The point is that that is either a mistake by the modeller because the plot itself does not help our point or, arguably worse, it is a trap! The modeller is luring the audience into a result that may not be true.

In fact, here is a code for a model that always gives the same density as the observed data, but it is not necessarily a good model:

# Training set
set.seed(666)
x_train <- rnorm(10000,3,2/3)
y_train <- sin(2*pi*x_train) + rnorm(10000,0,0.05) 


# Test set
x_test <- rnorm(1000,3,2/3)
y_test <- sin(2*pi*x_test) + rnorm(1000,0,0.05)
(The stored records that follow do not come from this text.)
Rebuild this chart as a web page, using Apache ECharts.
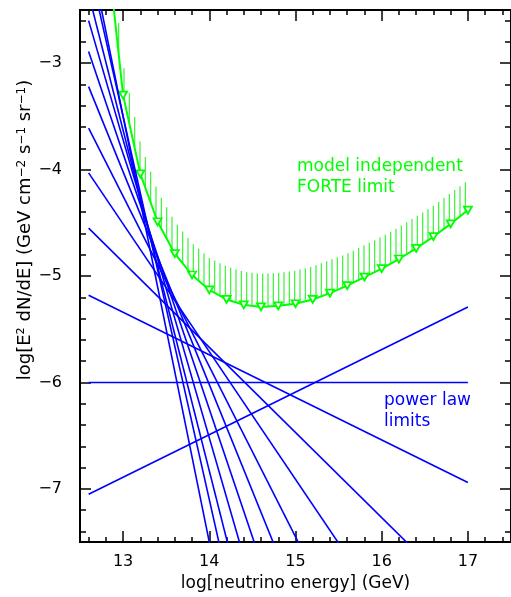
<!DOCTYPE html>
<html>
<head>
<meta charset="utf-8">
<script src="https://cdn.jsdelivr.net/npm/echarts@6/dist/echarts.min.js"></script>
<style>
html, body { margin: 0; padding: 0; background: #fff; }
#main { width: 511px; height: 597px; }
</style>
</head>
<body>
<div id="main"></div>
<script>
// FORTE limit curve (log E, log E^2 dN/dE)
var forteX = [12.8, 13.0, 13.2, 13.4, 13.6, 13.8, 14.0, 14.2, 14.4, 14.6, 14.8,
	15.0, 15.2, 15.4, 15.6, 15.8, 16.0, 16.2, 16.4, 16.6, 16.8, 17.0];
var forteY = [-1.80, -3.30, -4.04, -4.49, -4.79, -4.99, -5.13, -5.22, -5.27, -5.29, -5.28,
	-5.26, -5.22, -5.16, -5.09, -5.01, -4.93, -4.84, -4.74, -4.63, -4.51, -4.38];
// height of the hatched band above the curve
var hatchH = [0.30, 0.29, 0.29, 0.29, 0.30, 0.30, 0.30, 0.31, 0.31, 0.31, 0.31,
	0.31, 0.31, 0.31, 0.30, 0.30, 0.30, 0.30, 0.30, 0.29, 0.29, 0.28];

// power law limits: value at left end and right end
var powerX = [12.6, 17.0];
var powerStart = [-7.05, -6.00, -5.18, -4.55, -4.03, -3.61, -3.22, -2.89, -2.60, -2.35, -2.06, -1.90];
var powerEnd = [-5.29, -6.00, -6.94, -8.07, -9.31, -10.65, -12.02, -13.45, -14.92, -16.43, -17.90, -19.50];

// ticks
var xMajor = [13, 14, 15, 16, 17];
var xMinor = [12.6, 12.8, 13.2, 13.4, 13.6, 13.8, 14.2, 14.4, 14.6, 14.8, 15.2, 15.4, 15.6, 15.8,
	16.2, 16.4, 16.6, 16.8, 17.2, 17.4];
var yMajor = [-7, -6, -5, -4, -3];
var yMinor = [-7.4, -7.2, -6.8, -6.6, -6.4, -6.2, -5.8, -5.6, -5.4, -5.2, -4.8, -4.6, -4.4, -4.2,
	-3.8, -3.6, -3.4, -3.2, -2.8, -2.6];

var GREEN = '#00ff00';
var BLUE = '#0000ff';
var FONT = 'DejaVu Sans';
var HATCH_STEP = 16 / 3; // px between hatch strokes

function axis(kind, pos, ticks, len, withLabels) {
	var a = {
		type: 'value',
		position: pos,
		min: kind == 'x' ? 12.5 : -7.5,
		max: kind == 'x' ? 17.5 : -2.5,
		axisLine: { show: true, onZero: false, lineStyle: { color: '#000', width: 2 } },
		axisTick: { show: true, inside: true, length: len, customValues: ticks,
			lineStyle: { color: '#000', width: 1.5 } },
		axisLabel: { show: false },
		splitLine: { show: false }
	};
	if (withLabels) {
		a.axisLabel = {
			show: true,
			customValues: ticks,
			color: '#000',
			fontFamily: FONT,
			fontSize: 16,
			margin: kind == 'x' ? 12 : 18,
			formatter: function (v) {
				return v < 0 ? '\u2212' + (-v) : String(v);
			}
		};
	}
	return a;
}

var xAxes = [
	axis('x', 'bottom', xMajor, 11, true),
	axis('x', 'bottom', xMinor, 5, false),
	axis('x', 'top', xMajor, 11, false),
	axis('x', 'top', xMinor, 5, false)
];
xAxes[0].name = 'log[neutrino energy] (GeV)';
xAxes[0].nameLocation = 'middle';
xAxes[0].nameGap = 31;
xAxes[0].nameTextStyle = { color: '#000', fontFamily: FONT, fontSize: 17 };

var yAxes = [
	axis('y', 'left', yMajor, 11, true),
	axis('y', 'left', yMinor, 6, false),
	axis('y', 'right', yMajor, 11, false),
	axis('y', 'right', yMinor, 6, false)
];

// vertical hatch strokes filling the band between the curve and curve + hatchH
function renderHatch(params, api) {
	var i = params.dataIndex;
	if (i >= forteX.length - 1) return;
	var lo0 = api.coord([forteX[i], forteY[i]]);
	var lo1 = api.coord([forteX[i + 1], forteY[i + 1]]);
	var hi0 = api.coord([forteX[i], forteY[i] + hatchH[i]]);
	var hi1 = api.coord([forteX[i + 1], forteY[i + 1] + hatchH[i + 1]]);
	var cs = params.coordSys;
	var top = cs.y, bottom = cs.y + cs.height;
	var kids = [];
	var x = Math.ceil((lo0[0] - 1.33) / HATCH_STEP) * HATCH_STEP + 1.33;
	for (; x < lo1[0]; x += HATCH_STEP) {
		var t = (x - lo0[0]) / (lo1[0] - lo0[0]);
		var yb = lo0[1] + t * (lo1[1] - lo0[1]);
		var yt = hi0[1] + t * (hi1[1] - hi0[1]);
		if (yb <= top) continue;
		if (yt < top) yt = top;
		if (yb > bottom) yb = bottom;
		kids.push({
			type: 'line',
			shape: { x1: x, y1: yb, x2: x, y2: yt },
			style: { stroke: '#3cf03c', lineWidth: 1.2 }
		});
	}
	return { type: 'group', children: kids };
}

var series = [];

var forteData = [], hatchData = [];
for (var i = 0; i < forteX.length; i++) {
	var p = { value: [forteX[i], forteY[i]] };
	if (forteY[i] > -2.5) p.symbol = 'none';
	forteData.push(p);
	hatchData.push([forteX[i], forteY[i], hatchH[i]]);
}

series.push({
	name: 'hatch',
	type: 'custom',
	data: hatchData,
	encode: { x: 0, y: 1 },
	renderItem: renderHatch,
	silent: true,
	z: 2
});
series.push({
	name: 'FORTE',
	type: 'line',
	data: forteData,
	symbol: 'triangle',
	symbolRotate: 180,
	symbolSize: [8, 7],
	lineStyle: { color: GREEN, width: 2 },
	itemStyle: { color: '#ffffff', borderColor: GREEN, borderWidth: 1.8 },
	z: 3
});

for (var k = 0; k < powerStart.length; k++) {
	series.push({
		type: 'line',
		data: [[powerX[0], powerStart[k]], [powerX[1], powerEnd[k]]],
		symbol: 'none',
		lineStyle: { color: BLUE, width: 1.6 },
		z: 4
	});
}

var myChart = echarts.init(document.getElementById('main'));
var option = {
	animation: false,
	grid: { left: 80, top: 10, width: 434, height: 533 },
	xAxis: xAxes,
	yAxis: yAxes,
	series: series,
	graphic: [
		{
			type: 'text',
			x: 25, y: 230,
			rotation: Math.PI / 2,
			style: {
				text: 'log[E² dN/dE] (GeV cm{s|\u22122} s{s|\u22121} sr{s|\u22121})',
				font: '18px "DejaVu Sans"',
				fill: '#000',
				align: 'center',
				verticalAlign: 'middle',
				rich: {
					s: { fontSize: 12, fontFamily: FONT, verticalAlign: 'top', lineHeight: 12, fill: '#000' }
				}
			}
		},
		{
			type: 'text',
			x: 297, y: 156,
			style: {
				text: 'model independent\nFORTE limit',
				font: '17px "DejaVu Sans"',
				lineHeight: 21,
				fill: GREEN
			}
		},
		{
			type: 'text',
			x: 384, y: 390,
			style: {
				text: 'power law\nlimits',
				font: '17px "DejaVu Sans"',
				lineHeight: 21,
				fill: BLUE
			}
		}
	]
};
myChart.setOption(option);
</script>
</body>
</html>
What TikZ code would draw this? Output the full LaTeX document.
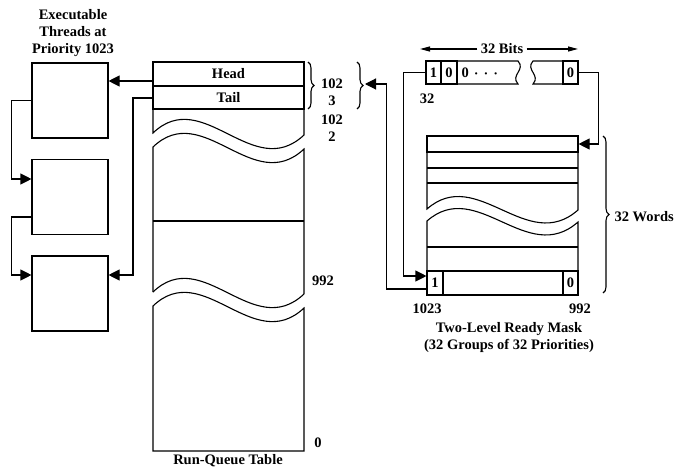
\documentclass[tikz,border=0pt]{standalone}
\usepackage{fontspec}
\setmainfont{Liberation Serif}
\usetikzlibrary{arrows.meta,decorations.pathreplacing,calc}
\begin{document}
\begin{tikzpicture}[x=1pt,y=-1pt,line width=1.1pt,
  lbl/.style={font=\fontsize{14.5}{17}\selectfont\bfseries,inner sep=0pt,align=center},
  thread/.style={draw,minimum width=76pt,minimum height=75pt,inner sep=0pt},
  cell/.style={draw,inner sep=0pt,font=\fontsize{14.5}{17}\selectfont\bfseries},
  arr/.style={-{Triangle[length=11pt,width=11pt]}},
  thin arr/.style={-{Triangle[length=10pt,width=5pt]}},
  brc/.style={decorate,decoration={brace,amplitude=6pt}},
]
\useasboundingbox (0,0) rectangle (676,470);

% ---------- threads ----------
\node[lbl] (title) at (73,33) {Executable\\Threads at\\Priority 1023};
\node[thread] (t1) at (70,100.5) {};
\node[thread] (t2) at (70,197) {};
\node[thread] (t3) at (70,293.5) {};
\draw[arr] (t1.west) -- ++(-20,0) |- ([yshift=18pt]t2.west);
\draw[arr] ([yshift=-20pt]t2.west) -- ++(-20,0) |- ([yshift=18.5pt]t3.west);

% ---------- run-queue table ----------
\node[cell,minimum width=151pt,minimum height=24pt] (head) at (228.5,74) {Head};
\node[cell,minimum width=151pt,minimum height=23pt] (tail) at (228.5,97.5) {Tail};
\draw (153,109) -- (153,133) .. controls (203,85) and (253,183) .. (304,135) -- (304,109);
\draw (153,292) -- (153,147) .. controls (203,99) and (253,197) .. (304,149) -- (304,294);
\draw (153,292) .. controls (203,244) and (253,342) .. (304,294);
\draw (153,221) -- (304,221);
\draw (153,306) .. controls (203,258) and (253,356) .. (304,308) -- (304,451) -- (153,451) -- cycle;
\coordinate (headout) at (153,81);
\coordinate (tailbend) at (133,98);
\draw[arr] (headout) -- (headout -| t1.east);
\draw[arr] (tail.west |- tailbend) -- (tailbend) |- ([yshift=18.5pt]t3.east);
\draw[brc] (308,62) -- (308,109);
\node[lbl] (l1023) at (332,92.5) {102\\3};
\node[lbl] (l1022) at (332,128.5) {102\\2};
\node[lbl] (l992a) at (323,281) {992};
\node[lbl] (l0a) at (318,443) {0};
\node[lbl] (rqt) at (228,461) {Run-Queue Table};

% ---------- 32-bit word ----------
\node[lbl] (bits) at (502,49) {32 Bits};
\coordinate (bitsL) at (420,49);
\coordinate (bitsR) at (578,49);
\draw[thin arr] (bits.west) ++(-3pt,0) -- (bitsL);
\draw[thin arr] (bits.east) ++(3pt,0) -- (bitsR);
\node[cell,minimum width=15pt,minimum height=23pt] (b1) at (433.5,72.5) {1};
\node[cell,minimum width=16pt,minimum height=23pt] (b0) at (449,72.5) {0};
\draw (457,61) -- (518,61) .. controls (526,70) and (510,75) .. (518,84) -- (457,84);
\node[lbl,anchor=west] (dots) at (461,73) {0\hspace{6pt}\raisebox{1pt}{\footnotesize\textbullet\hspace{7pt}\textbullet\hspace{7pt}\textbullet}};
\node[cell,minimum width=15pt,minimum height=23pt] (bR) at (570.5,72.5) {0};
\draw (563,61) -- (533,61) .. controls (525,70) and (541,75) .. (533,84) -- (563,84);
\node[lbl] (l32) at (427,99) {32};

% ---------- ready mask ----------
\node[draw,minimum width=151pt,minimum height=16pt,inner sep=0pt] (m1) at (502.5,144) {};
\draw (427,152) -- (427,209) .. controls (477,165) and (527,255) .. (578,210) -- (578,152);
\draw (427,168) -- (578,168);
\draw (427,183) -- (578,183);
\draw (427,221) .. controls (477,177) and (527,267) .. (578,222) -- (578,271) -- (427,271) -- cycle;
\draw (427,247) -- (578,247);
\node[draw,minimum width=151pt,minimum height=24pt,inner sep=0pt] (mb) at (502.5,283) {};
\node[cell,minimum width=16pt,minimum height=24pt] (mb1) at (435,283) {1};
\node[cell,minimum width=15pt,minimum height=24pt] (mb0) at (570.5,283) {0};
\draw[brc] (603,136) -- (603,293);
\node[lbl,anchor=west] (words) at (614,217) {32 Words};
\node[lbl] (l1023b) at (427,309) {1023};
\node[lbl] (l992b) at (580,309) {992};
\node[lbl] (cap) at (509,338) {Two-Level Ready Mask\\(32 Groups of 32 Priorities)};

% ---------- connectors ----------
\draw[brc] (357,62) -- (357,109);
\coordinate (brtip) at (365,84);
\draw[arr] (b1.west) -- ++(-22,0) |- ([yshift=7pt]mb1.west);
\draw[arr] ([yshift=-6pt]mb1.west) -- ++(-40,0) |- (brtip);
\draw[arr] (bR.east) -- ++(20,0) |- (m1.east);
\end{tikzpicture}
\end{document}
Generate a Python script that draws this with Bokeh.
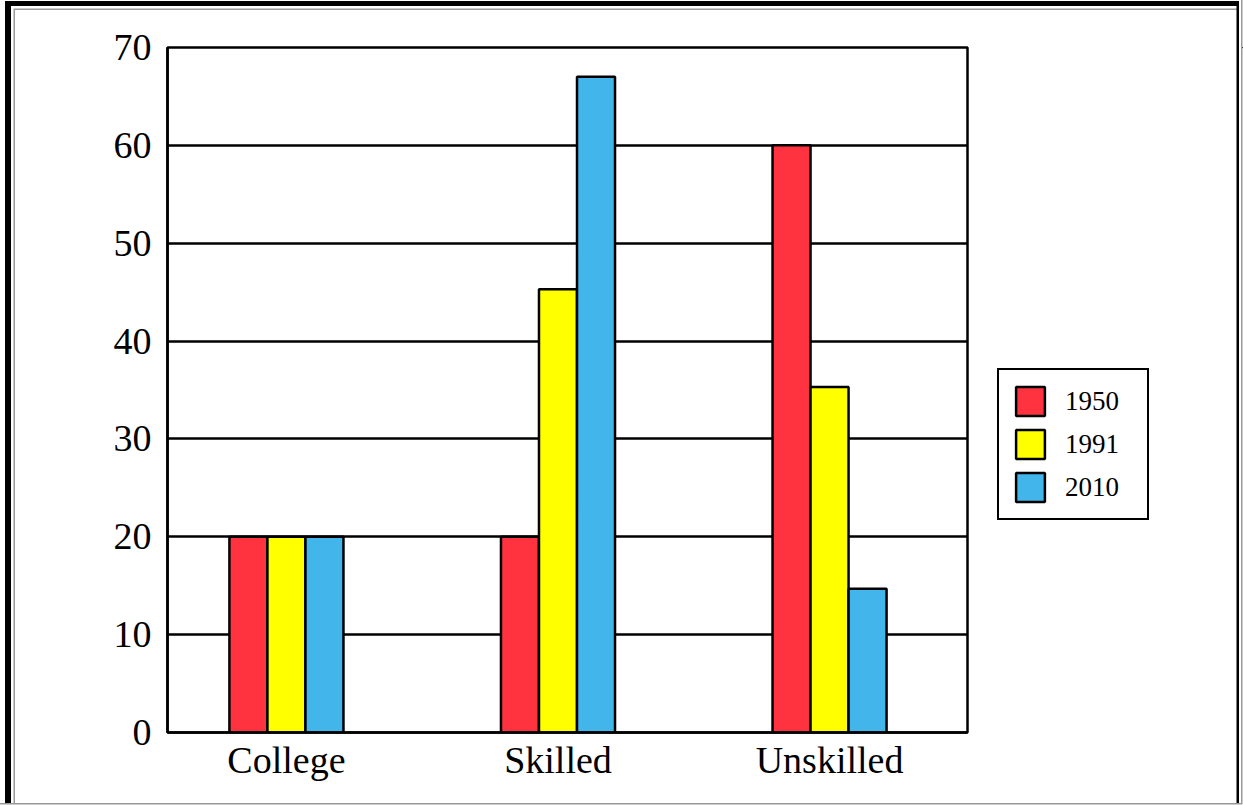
from bokeh.plotting import figure
from bokeh.layouts import row
from bokeh.models import ColumnDataSource, FixedTicker, Legend, LegendItem
from bokeh.embed import file_html
from bokeh.resources import INLINE

categories = ["College", "Skilled", "Unskilled"]
years = ["1950", "1991", "2010"]
values_1950 = [20, 20, 60]
values_1991 = [20, 45.3, 35.3]
values_2010 = [20, 67, 14.7]
y_ticks = [0, 10, 20, 30, 40, 50, 60, 70]

colors = ["#FF333F", "#FFFF00", "#42B6EB"]
FONT = "Liberation Serif"

W1, W2, H = 990, 253, 805
FRAME_BOTTOM = 732
p = figure(width=W1, height=H, output_backend="svg", toolbar_location=None,
           x_range=(-0.438, 2.508), y_range=(0, 70),
           min_border_left=167, min_border_right=W1 - 967,
           min_border_top=47, min_border_bottom=H - FRAME_BOTTOM)

xs = list(range(len(categories)))
bw = 0.14
offsets = [-bw, 0, bw]
series = [values_1950, values_1991, values_2010]
for vals, off, col in zip(series, offsets, colors):
    src = ColumnDataSource(dict(x=[x + off for x in xs], top=vals))
    p.vbar(x="x", top="top", width=bw, bottom=0, source=src,
           fill_color=col, line_color="black", line_width=2.5)

p.xaxis.ticker = FixedTicker(ticks=xs)
p.xaxis.major_label_overrides = {i: c for i, c in enumerate(categories)}
p.yaxis.ticker = FixedTicker(ticks=y_ticks)
for ax in (p.xaxis, p.yaxis):
    ax.major_tick_line_color = None
    ax.minor_tick_line_color = None
    ax.axis_line_color = "black"
    ax.axis_line_width = 2.5
    ax.major_label_text_font = FONT
    ax.major_label_text_font_size = "38px"
    ax.major_label_text_color = "black"
p.xaxis.major_label_standoff = 0
p.yaxis.major_label_standoff = 10

p.xgrid.grid_line_color = None
p.ygrid.ticker = FixedTicker(ticks=y_ticks)
p.ygrid.grid_line_color = "black"
p.ygrid.grid_line_width = 2.5
p.ygrid.level = "underlay"

p.outline_line_color = "black"
p.outline_line_width = 2.5
p.background_fill_color = "white"
p.border_fill_color = None

# legend panel (its frame is aligned with the chart frame by the row layout)
q = figure(width=W2, height=H, output_backend="svg", toolbar_location=None,
           x_range=(0, 1), y_range=(0, 1),
           min_border_left=0, min_border_right=0, min_border_top=0, min_border_bottom=0)
q.axis.visible = False
q.grid.visible = False
q.outline_line_color = None
q.background_fill_color = None
q.border_fill_color = None
leg_renderers = []
for col in colors:
    # swatch-only renderer: its bar lies outside the visible range
    leg_renderers.append(q.vbar(x=[5], top=[5], bottom=4, width=0.1, fill_color=col,
                                line_color="black", line_width=2.5))
legend = Legend(items=[LegendItem(label=y, renderers=[r]) for y, r in zip(years, leg_renderers)],
                location=(7, FRAME_BOTTOM - 520))
legend.glyph_width = 36
legend.glyph_height = 36
legend.spacing = 7
legend.padding = 13
legend.margin = 0
legend.label_standoff = 17
legend.label_width = 69
legend.label_text_font = FONT
legend.label_text_font_size = "27px"
legend.label_text_color = "black"
legend.border_line_color = "black"
legend.border_line_alpha = 1
legend.border_line_width = 2.5
legend.background_fill_color = "white"
legend.background_fill_alpha = 1
q.add_layout(legend, "center")

layout = row(p, q)
layout.styles = {"box-shadow": ", ".join([
    "inset -0.5px 0 0 0 #fff", "inset 0 -0.5px 0 0 #fff",
    "inset -2px 0 0 0 #999", "inset 0 -2px 0 0 #999",
    "inset -4px 0 0 0 #fff",
    "inset 5px 0 0 0 #fff", "inset 0 1px 0 0 #fff",
    "inset -6.5px 0 0 0 #000",
    "inset 11px 0 0 0 #000", "inset 0 6px 0 0 #000",
    "inset 13.5px 0 0 0 #fff", "inset 0 8.5px 0 0 #fff",
    "inset 15px 0 0 0 #999", "inset 0 10px 0 0 #999"])}

open("out.html", "w").write(file_html(layout, INLINE))
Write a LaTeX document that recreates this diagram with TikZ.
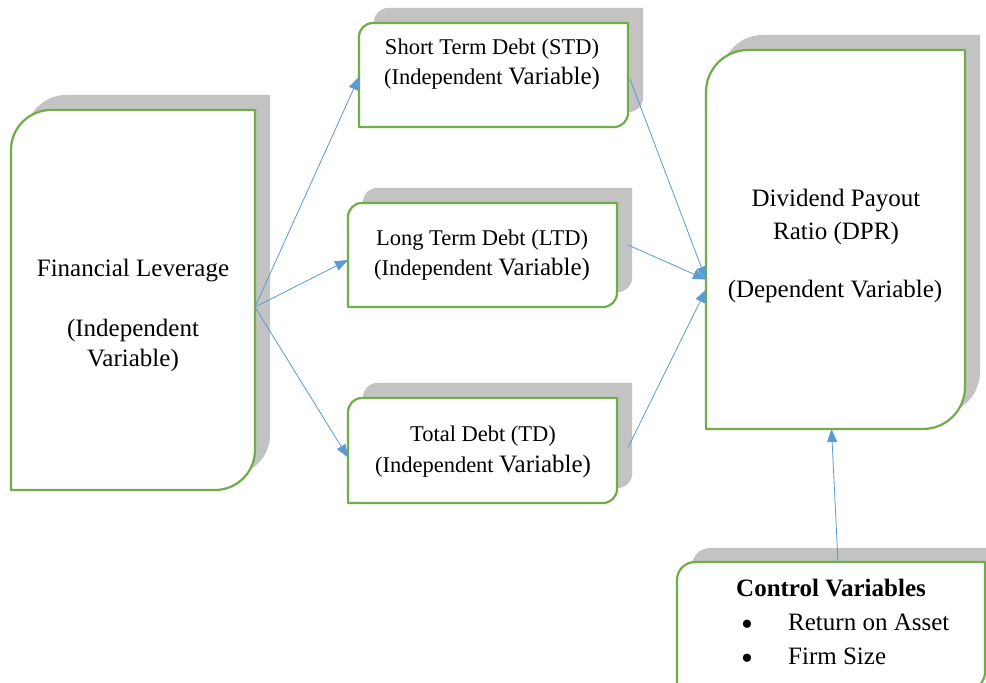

# Empirical distribution function of X:
F_X <- function(x, data = x_train){
  sort_x <- sort(data)
  distr <- cumsum(rep(1,length(sort_x))) / length(sort_x)
  n <- length(x)
  res <- 0 * x
  for(k in 1:n){
    pos <- cumsum(x[k] >= sort_x)[length(sort_x)]
    if(pos == 0){
      res[k] <- 0
    }else{
      if(pos == length(sort_x)){
        res[k] <- 1
      }else{
        alpha <- (x[k] - sort_x[pos]) / (sort_x[pos + 1] - sort_x[pos])
        res[k] <-  (1- alpha) * distr[pos] + alpha * distr[pos + 1]
      }
    }
  }
  return(res)
}

# The inverse function
F_inv <- function(p,fun,m, M, eps = 1e-8){
  n <- length(p)
  val <- 0 * p + (m + M)/2
  for(k in 1:n){
    if(p[k] <= 0){
      val[k] <- m
    }else{
      if(p[k] >= 1){
        val[k] <- M
      }else{
        test <- fun(val[k])
        low <- m
        high <- M
        while(abs(test - p[k]) > eps){
          aux <- val[k]
          if(test < p[k]){
            val[k] <- (val[k] + high)/ 2
            low <- aux
          }else{
            val[k] <- (val[k] + low)/ 2
            high <- aux
          }
          test <- fun(val[k])
        } # end while
      } # end else
    } # end else
  } # end for 
  return(val)
}

# Training the model
model_f <- function(x,x_train,y_train){
  y_vals <- F_X(x,x_train)
  F_Y <- function(y){
    return(F_X(y,y_train))
  }
  y_hat <- F_inv(p = y_vals,
                 fun = F_Y,
                 m = min(y_train),
                 M = max(y_train))
  return(y_hat)
}

# Evaluate model
y_hat <- model_f(x_test,x_train,y_train)

# Compare the models on the test data
par(mfrow = c(1,2))
plot(density(y_test),col = 'red',
     xlab = 'Values', ylab = 'density', main = 'Comparison of densities')
lines(density(y_hat),col = 'blue')

plot(y_test,y_hat,main = 'Actual relationship of test data\nand predicted values',
     xlab = 'Test data',
     ylab = 'Predicted values')

I think we can argue that the densities look quite similar. However, the model sucks: it’s completely discontinuous, it does not ressemble the identity line at all. The model is as useless as the plot showing the similarity of the densities.

Final comments

This, as many other errors, could happen to anyone of us. I am only raising the flag to pay attention to this specific trap.

Please do not be that guy showing the densities… and whatever you do, don’t fall for the histogram trap.